GDPR (General Data Protection Regulation), was born out of a data protection reform effort by the European Commission to provide protection for a person’s ability to control his personal information. GDPR includes a set of rules to protect the sale of personal data by internet based companies like Facebook and Google and imposes fines on companies who do not obtain users permission before selling their data.

GDPR compliance applies to both European Union organizations as well as organizations that offer goods or services to people in the EU. This means that almost every major corporation must be compliant, including ICANN, The International Corporation for Assigned Names and Numbers. For years, third parties have used ICANN’s WHOIS data to spam domain registrants.

ICANN and the WHOIS Database

ICANN is non-profit organization founded in 1998 to coordinate the internet’s domain name system (DNS). Domain names are sold by domain registries under contract with ICANN. Under ICANN’s requirements, registrars collect domain registrant information and publish the information in the WHOIS database. WHOIS is not a centralized database. It is data managed by the registrars to answer the question “who is” the registrant of a domain.

According to ICANN, domain name ownership under GDPR continues to require domain registrants to provide accurate contact information and to maintain the accuracy of that information. The information is intended to provide protection of intellectual property rights and serve stakeholders such as law enforcement and others in enforcement of trademarks or other rights.
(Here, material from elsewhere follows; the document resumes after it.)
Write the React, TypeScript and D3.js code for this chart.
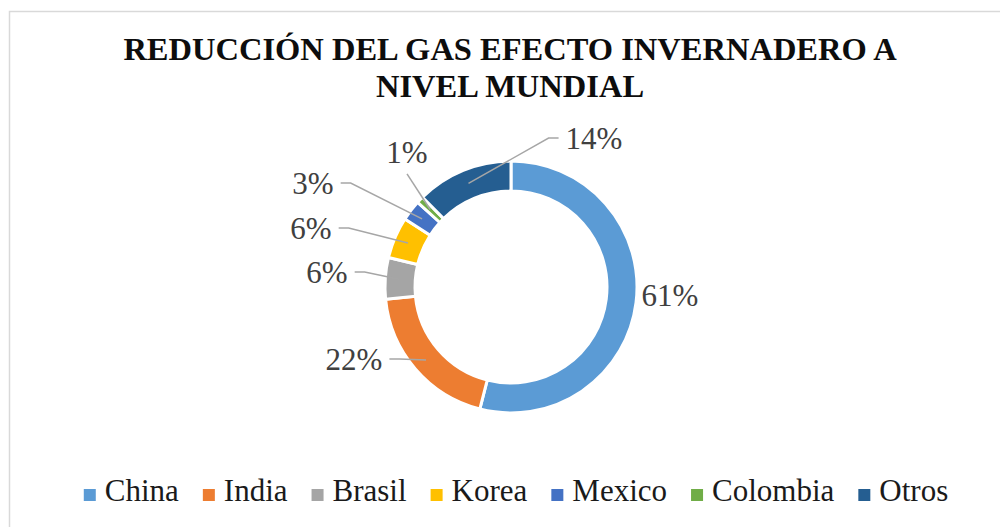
import React, { useEffect, useRef } from "react";
import * as d3 from "d3";

const categories = ["China", "India", "Brasil", "Korea", "Mexico", "Colombia", "Otros"];
const values = [61, 22, 6, 6, 3, 1, 14];
const labels = ["61%", "22%", "6%", "6%", "3%", "1%", "14%"];
const colors = ["#5B9BD5", "#ED7D31", "#A5A5A5", "#FFC000", "#4472C4", "#70AD47", "#255E91"];
const titleLines = ["REDUCCIÓN DEL GAS EFECTO INVERNADERO A", "NIVEL MUNDIAL"];
// layout: label text centre relative to donut centre
const labelOffsets: [number, number][] = [
  [159, 8], [-157, 72], [-184, -15], [-200, -59], [-198, -104], [-104, -135], [83, -149],
];

const W = 1000;
const H = 527;
const CX = 511;
const CY = 287;
const R_OUT = 126;
const R_IN = 96;
const FONT = '"Liberation Serif"';

export default function App() {
  const ref = useRef<SVGSVGElement>(null);

  useEffect(() => {
    const svg = d3.select(ref.current);
    svg.selectAll("*").remove();

    svg.append("rect").attr("x", 0).attr("y", 0).attr("width", W).attr("height", H).attr("fill", "#fff");
    svg.append("rect")
      .attr("x", 9.5).attr("y", 11.5).attr("width", W + 20).attr("height", H + 20)
      .attr("fill", "none").attr("stroke", "#d9d9d9").attr("stroke-width", 1.5);

    // title
    const title = svg.append("text")
      .attr("text-anchor", "middle")
      .style("font-family", FONT)
      .style("font-weight", "bold")
      .style("font-size", "32.5px")
      .attr("fill", "#0d0d0d");
    titleLines.forEach((t, i) => {
      title.append("tspan").attr("x", 510).attr("y", 59.5 + i * 37.5).text(t);
    });

    const pie = d3.pie<number>().value((d) => d).sort(null);
    const arcs = pie(values);
    const arc = d3.arc<d3.PieArcDatum<number>>().innerRadius(R_IN).outerRadius(R_OUT);

    const g = svg.append("g").attr("transform", `translate(${CX},${CY})`);
    g.selectAll("path.slice")
      .data(arcs)
      .join("path")
      .attr("class", "slice")
      .attr("d", arc as any)
      .attr("fill", (_d, i) => colors[i])
      .attr("stroke", "#fff")
      .attr("stroke-width", 3)
      .attr("stroke-linejoin", "round");

    // labels
    const lg = g.append("g");
    arcs.forEach((a, i) => {
      const [ox, oy] = labelOffsets[i];
      const t = lg.append("text")
        .attr("x", ox).attr("y", oy).attr("dy", "0.35em")
        .attr("text-anchor", "middle")
        .style("font-family", FONT)
        .style("font-size", "31px")
        .attr("fill", "#404040")
        .text(labels[i]);
      const bb = (t.node() as SVGTextElement).getBBox();
      const dist = Math.hypot(ox, oy);
      if (dist < 165) return;
      const mid = (a.startAngle + a.endAngle) / 2;
      const rEnd = 112;
      const ax = Math.sin(mid) * rEnd;
      const ay = -Math.cos(mid) * rEnd;
      let pts: [number, number][];
      const dx = ax - ox;
      const dy = ay - oy;
      if (Math.abs(dx) < Math.abs(dy) * 0.6) {
        pts = [[ox, bb.y + bb.height + 4], [ax, ay]];
      } else if (dx > 0) {
        const sx = bb.x + bb.width + 7;
        pts = [[sx, oy], [sx + 10, oy], [ax, ay]];
      } else {
        const sx = bb.x - 7;
        pts = [[sx, oy], [sx - 10, oy], [ax, ay]];
      }
      lg.append("path")
        .attr("d", d3.line()(pts))
        .attr("fill", "none")
        .attr("stroke", "#a6a6a6")
        .attr("stroke-width", 1.5);
    });

    // legend
    const leg = svg.append("g");
    const items: { w: number; g: any }[] = [];
    categories.forEach((c, i) => {
      const ig = leg.append("g");
      ig.append("rect")
        .attr("x", 0).attr("y", -12).attr("width", 12).attr("height", 12)
        .attr("fill", colors[i]);
      const t = ig.append("text")
        .attr("x", 21).attr("y", 0)
        .style("font-family", FONT)
        .style("font-size", "31px")
        .attr("fill", "#1a1a1a")
        .text(c);
      const w = 21 + (t.node() as SVGTextElement).getComputedTextLength();
      items.push({ w, g: ig });
    });
    const gap = 24;
    const total = items.reduce((s, d) => s + d.w, 0) + gap * (items.length - 1);
    let x = 516 - total / 2;
    items.forEach((d) => {
      d.g.attr("transform", `translate(${x},${501})`);
      x += d.w + gap;
    });
  }, []);

  return (
    <svg
      ref={ref}
      width={W}
      height={H}
      style={{ position: "absolute", left: 0, top: 0 }}
    />
  );
}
Domain name ownership under GDPR means that registrars publishing the personal information of the domain owners may run in conflict of GDPR regulations.

The Future of WHOIS Database

When GDPR was implemented on May 25, 2018, ICANN had taken no actions to change its requirements for domain registry services other than pointing to the requirement of the registry services themselves to control the data. So when EPAG, a German domain registrar, refused to comply with its ICANN contract in collecting the required domain registration information due to GDPR compliance. ICANN filed a request for an injunction against EPAG. The German court denied ICANN’s request, and a German appellate court upheld the ruling. According to the court, ICANN failed to demonstrate that “interim relief was necessary in order to avert irreparable harm.”

For organizations like EPAG, complying with WHOIS data collection may put them at risk of substantial fines for failing to protect personal data. Under GDPR, organizations may be sued for failure to control how personal information is used. As a result, some of the protections intended by ICANN cannot be delivered through enforcement of WHOIS data collection and the future of WHOIS database is unclear.

A long term model for WHOIS may still be in the works. ICANN continues to move forward with its strategic planning and invites the public to become involved. The organization recently published its strategic plan for fiscal years 2021 through 2025. This plan is open for public comment through February 11, 2019.